A mais-valia identitária

Renato Kobayashi defende que “não vale tudo no judo. E temos que o afirmar pois não acompanhamos algumas práticas que adulteram a essência da modalidade quer na dimensão identitária quer ainda na banalização do judo como espaço de recreação para os mais jovens. Não podemos suprimir de forma simplificadora aspetos essenciais como as saudações, as denominações das técnicas, as formas de estar e funcionar no tapete, porque a mais–valia do judo está associada a valores e à sua natureza educativa”,

O desenvolvimento humano

O quadro para a apresentação da vertente mais social do projeto Turma dos Judokinhas estava desenhado. Afinal de contas tudo o que é valorizado e reconhecido por entidades terceiras tais como o BPI, a Fundação La Caixa e o IPDJ está em coerência com um projeto mais global cujo enfoque é a progressão dos jovens nos seus contextos de vida valorizando a solidariedade e a convivência positiva nos seus grupos de pertença em detrimento de uma abordagem unilateral à competição e aos resultados desportivos.

Competição e social

“Claro que os atletas que têm potencial para um projeto mais competitivo podem e devem estabelecer objetivos nesse campo. Sabem que podem contar com um enquadramento técnico para o efeito de dois atletas com provas dadas como é o nosso caso. Não cortamos as expetativas a nenhum dos nossos atletas, mas não é a nossa prioridade absoluta colocá-los no pódio” sintetizou Filipa Cavalleri que nos indicou ainda um conjunto de ações ligadas à responsabilidade social do projeto:

– a organização de uma reserva de fatos de judo em segunda mão em boas condições de uso que são obtidos por doação da parte daqueles que vão crescendo e deixam de os poder usar.

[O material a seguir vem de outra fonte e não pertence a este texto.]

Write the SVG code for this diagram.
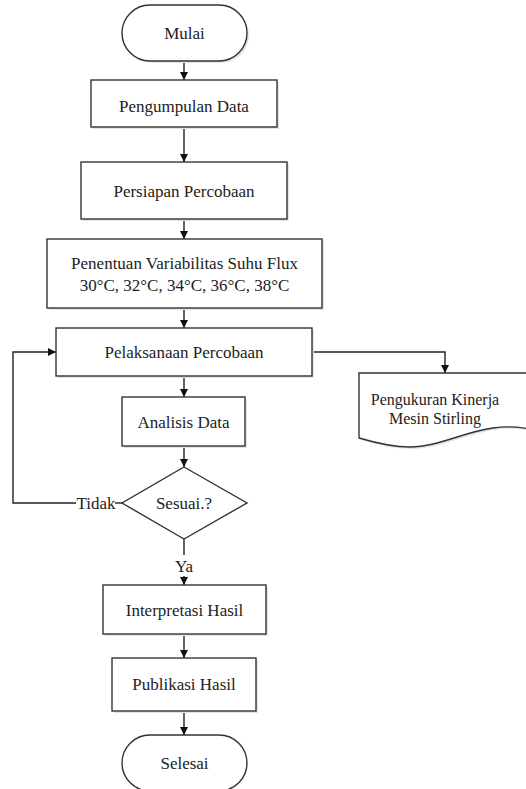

A iniciativa serve para apoiar os atletas com menos recursos;

– o incentivo ao voluntariado e à organização conjunta de eventos, com a participação de todos, sem exceção (tais como o Dia Mundial da Criança que mobiliza jovens e as suas famílias);

– a formação de treinadores e professoras para metodologias integradoras e inclusivas;

– o programa “Ajudo a integrar” no quadro do qual são realizadas ações de combate às descriminações e são aplicados os princípios do “ninguém deixa de praticar judo seja porque razão for”.

Ajudo a integrar

Importa sinalizar que o “Ajudo a integrar” , cuja formulação é particularmente feliz por incorporar no Ajudo a palavra judo, foi selecionado entre centenas de projetos no âmbito do concurso BPI-La Caixa vertente Infância, constituindo um reconhecimento nacional, mas também internacional das iniciativas sociais da Turma dos Judokinhas cuja Bandeira da Ética foi, recorde-se, reconduzida pelo IPDJ por mais dois anos.